◆ **WRITTEN PROBLEM**
From the listing below, pull out every line where the string "this" appears.

Rows from a dataset of charts and code:
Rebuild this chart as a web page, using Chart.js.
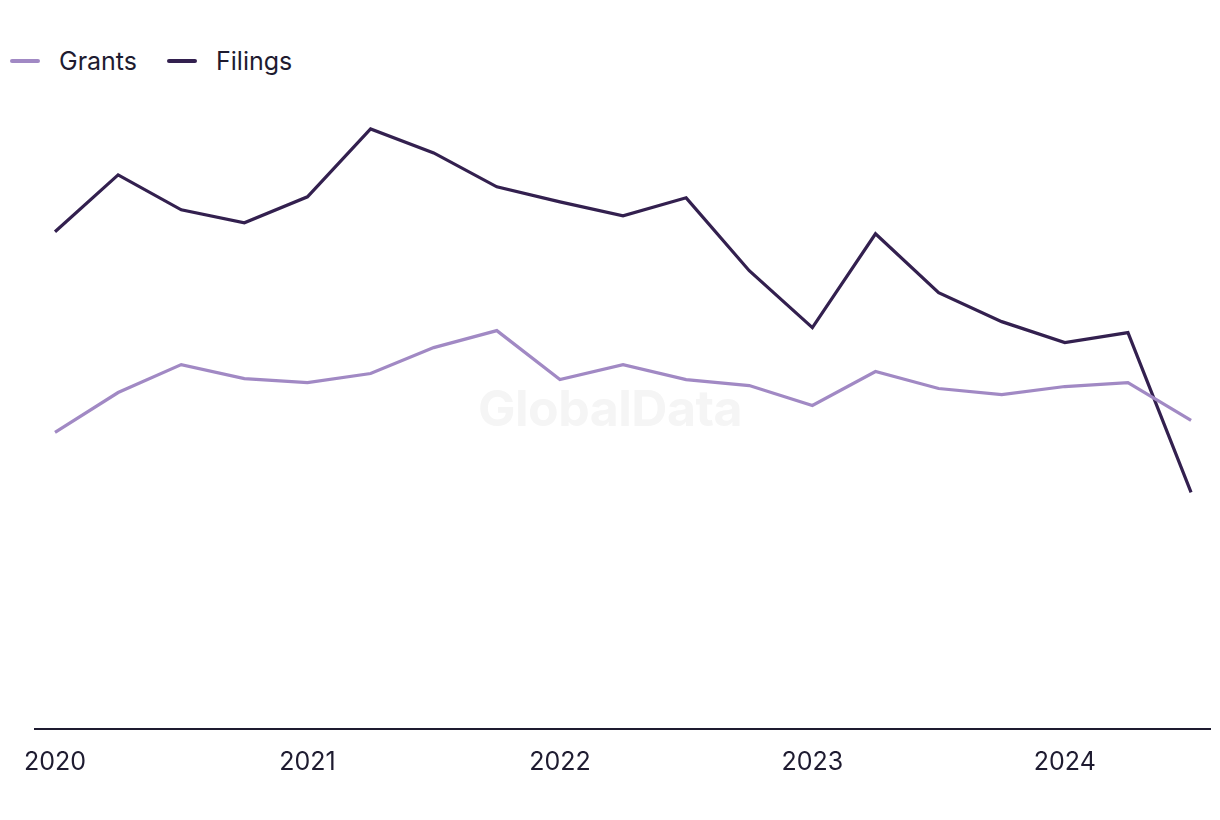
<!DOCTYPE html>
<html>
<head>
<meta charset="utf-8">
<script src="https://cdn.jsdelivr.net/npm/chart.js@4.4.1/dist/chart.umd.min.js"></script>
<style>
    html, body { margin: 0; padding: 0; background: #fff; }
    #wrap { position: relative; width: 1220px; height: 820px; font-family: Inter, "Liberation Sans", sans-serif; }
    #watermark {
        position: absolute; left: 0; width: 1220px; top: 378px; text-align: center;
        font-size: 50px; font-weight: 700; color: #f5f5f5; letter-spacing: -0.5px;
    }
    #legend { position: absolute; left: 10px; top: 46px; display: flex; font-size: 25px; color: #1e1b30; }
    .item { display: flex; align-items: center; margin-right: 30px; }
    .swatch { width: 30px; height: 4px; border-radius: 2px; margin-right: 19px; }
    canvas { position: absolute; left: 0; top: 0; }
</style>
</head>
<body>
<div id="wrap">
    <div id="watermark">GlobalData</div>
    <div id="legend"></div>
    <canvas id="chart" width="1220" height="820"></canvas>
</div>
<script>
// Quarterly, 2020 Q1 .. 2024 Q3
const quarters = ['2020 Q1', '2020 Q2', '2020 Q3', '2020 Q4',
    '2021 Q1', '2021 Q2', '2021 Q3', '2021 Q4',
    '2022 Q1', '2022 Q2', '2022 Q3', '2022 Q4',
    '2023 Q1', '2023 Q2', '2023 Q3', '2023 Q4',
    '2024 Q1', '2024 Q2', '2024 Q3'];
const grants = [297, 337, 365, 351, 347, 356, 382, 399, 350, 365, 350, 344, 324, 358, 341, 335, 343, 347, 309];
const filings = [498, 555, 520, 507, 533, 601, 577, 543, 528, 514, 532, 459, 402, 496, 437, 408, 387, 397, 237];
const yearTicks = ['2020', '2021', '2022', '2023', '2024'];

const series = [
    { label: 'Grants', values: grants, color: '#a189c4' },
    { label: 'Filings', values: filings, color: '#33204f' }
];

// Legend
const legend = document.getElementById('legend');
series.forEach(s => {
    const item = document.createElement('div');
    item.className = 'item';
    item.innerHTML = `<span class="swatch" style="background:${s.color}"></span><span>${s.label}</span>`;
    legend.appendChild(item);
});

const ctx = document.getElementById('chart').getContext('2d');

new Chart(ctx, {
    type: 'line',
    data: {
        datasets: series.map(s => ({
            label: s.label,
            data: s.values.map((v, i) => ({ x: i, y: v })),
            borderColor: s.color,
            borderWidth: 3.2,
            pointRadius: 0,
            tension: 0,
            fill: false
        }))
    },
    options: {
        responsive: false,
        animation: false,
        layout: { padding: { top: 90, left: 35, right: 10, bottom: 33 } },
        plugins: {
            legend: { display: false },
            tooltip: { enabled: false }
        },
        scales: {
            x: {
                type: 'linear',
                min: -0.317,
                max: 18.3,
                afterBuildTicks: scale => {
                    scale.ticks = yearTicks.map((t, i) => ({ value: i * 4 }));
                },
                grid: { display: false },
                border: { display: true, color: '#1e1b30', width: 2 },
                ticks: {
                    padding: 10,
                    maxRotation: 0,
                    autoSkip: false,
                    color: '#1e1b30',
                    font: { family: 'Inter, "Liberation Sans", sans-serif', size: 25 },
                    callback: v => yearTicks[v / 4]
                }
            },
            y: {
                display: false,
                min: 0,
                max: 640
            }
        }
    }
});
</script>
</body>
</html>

--

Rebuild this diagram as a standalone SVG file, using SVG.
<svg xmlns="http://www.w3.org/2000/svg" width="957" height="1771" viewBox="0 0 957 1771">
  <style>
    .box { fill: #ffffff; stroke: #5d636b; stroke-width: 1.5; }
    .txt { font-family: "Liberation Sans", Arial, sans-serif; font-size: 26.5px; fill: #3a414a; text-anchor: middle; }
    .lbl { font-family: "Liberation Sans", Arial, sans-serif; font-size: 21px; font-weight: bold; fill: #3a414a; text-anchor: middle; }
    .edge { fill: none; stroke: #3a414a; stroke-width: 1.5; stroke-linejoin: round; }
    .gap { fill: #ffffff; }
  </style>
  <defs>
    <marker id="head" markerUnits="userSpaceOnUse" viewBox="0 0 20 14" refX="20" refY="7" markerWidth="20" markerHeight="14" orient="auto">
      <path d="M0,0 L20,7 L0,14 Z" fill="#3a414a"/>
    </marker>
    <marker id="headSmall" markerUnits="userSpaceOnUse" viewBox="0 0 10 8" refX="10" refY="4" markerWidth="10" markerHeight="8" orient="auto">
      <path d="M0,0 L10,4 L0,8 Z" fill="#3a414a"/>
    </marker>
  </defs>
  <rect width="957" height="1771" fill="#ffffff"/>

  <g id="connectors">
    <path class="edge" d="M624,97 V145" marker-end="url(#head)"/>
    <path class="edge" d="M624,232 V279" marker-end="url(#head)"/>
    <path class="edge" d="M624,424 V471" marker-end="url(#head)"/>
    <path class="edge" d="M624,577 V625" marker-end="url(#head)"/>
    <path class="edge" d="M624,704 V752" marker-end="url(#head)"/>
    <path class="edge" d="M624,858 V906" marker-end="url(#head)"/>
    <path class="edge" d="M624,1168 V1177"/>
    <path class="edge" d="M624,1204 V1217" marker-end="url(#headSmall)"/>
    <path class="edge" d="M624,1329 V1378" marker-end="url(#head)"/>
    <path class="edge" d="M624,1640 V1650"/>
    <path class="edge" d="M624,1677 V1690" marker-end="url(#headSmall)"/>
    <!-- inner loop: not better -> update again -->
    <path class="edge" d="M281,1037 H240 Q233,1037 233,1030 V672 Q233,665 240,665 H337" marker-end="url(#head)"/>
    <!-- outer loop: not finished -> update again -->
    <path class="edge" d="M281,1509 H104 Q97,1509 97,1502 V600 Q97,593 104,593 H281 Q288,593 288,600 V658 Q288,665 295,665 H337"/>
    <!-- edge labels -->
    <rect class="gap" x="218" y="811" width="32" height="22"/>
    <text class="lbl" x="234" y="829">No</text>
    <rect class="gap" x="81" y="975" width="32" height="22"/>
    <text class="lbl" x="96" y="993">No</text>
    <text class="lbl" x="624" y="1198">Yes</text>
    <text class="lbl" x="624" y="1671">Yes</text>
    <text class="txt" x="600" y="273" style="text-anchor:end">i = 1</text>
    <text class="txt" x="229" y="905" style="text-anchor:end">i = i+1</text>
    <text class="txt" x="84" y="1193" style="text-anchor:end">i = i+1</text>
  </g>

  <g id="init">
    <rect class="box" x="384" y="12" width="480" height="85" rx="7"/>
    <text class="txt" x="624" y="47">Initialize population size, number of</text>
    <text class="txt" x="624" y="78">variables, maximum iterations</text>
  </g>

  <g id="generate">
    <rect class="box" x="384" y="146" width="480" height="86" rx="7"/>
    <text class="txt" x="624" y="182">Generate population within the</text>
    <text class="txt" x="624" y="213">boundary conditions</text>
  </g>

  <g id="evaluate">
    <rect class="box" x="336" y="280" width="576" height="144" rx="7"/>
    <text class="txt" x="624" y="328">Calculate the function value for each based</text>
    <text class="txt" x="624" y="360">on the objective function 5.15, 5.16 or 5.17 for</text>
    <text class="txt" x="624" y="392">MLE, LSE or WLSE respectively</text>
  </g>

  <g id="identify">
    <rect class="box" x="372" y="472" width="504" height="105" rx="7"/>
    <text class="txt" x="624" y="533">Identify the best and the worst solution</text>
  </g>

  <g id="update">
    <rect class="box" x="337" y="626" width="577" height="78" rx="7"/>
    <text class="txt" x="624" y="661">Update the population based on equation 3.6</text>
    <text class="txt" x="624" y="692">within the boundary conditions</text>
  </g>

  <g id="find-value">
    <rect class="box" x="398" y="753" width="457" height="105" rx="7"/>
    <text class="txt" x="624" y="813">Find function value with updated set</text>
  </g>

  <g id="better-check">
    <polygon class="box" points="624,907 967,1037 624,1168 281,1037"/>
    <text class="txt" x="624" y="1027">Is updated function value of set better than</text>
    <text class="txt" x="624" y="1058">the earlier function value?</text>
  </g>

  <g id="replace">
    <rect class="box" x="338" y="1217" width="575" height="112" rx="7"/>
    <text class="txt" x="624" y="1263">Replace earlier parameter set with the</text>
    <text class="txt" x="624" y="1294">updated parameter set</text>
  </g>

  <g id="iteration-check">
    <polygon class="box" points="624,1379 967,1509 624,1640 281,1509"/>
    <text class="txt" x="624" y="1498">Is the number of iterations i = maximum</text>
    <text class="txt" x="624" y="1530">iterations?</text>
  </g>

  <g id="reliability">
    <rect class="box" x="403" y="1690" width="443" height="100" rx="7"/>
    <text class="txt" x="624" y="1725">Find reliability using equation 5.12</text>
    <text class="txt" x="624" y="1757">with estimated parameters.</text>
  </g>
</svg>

◆ **EXERCISE ANSWER**
Rebuild this chart as a web page, using Chart.js.
Rebuild this diagram as a standalone SVG file, using SVG.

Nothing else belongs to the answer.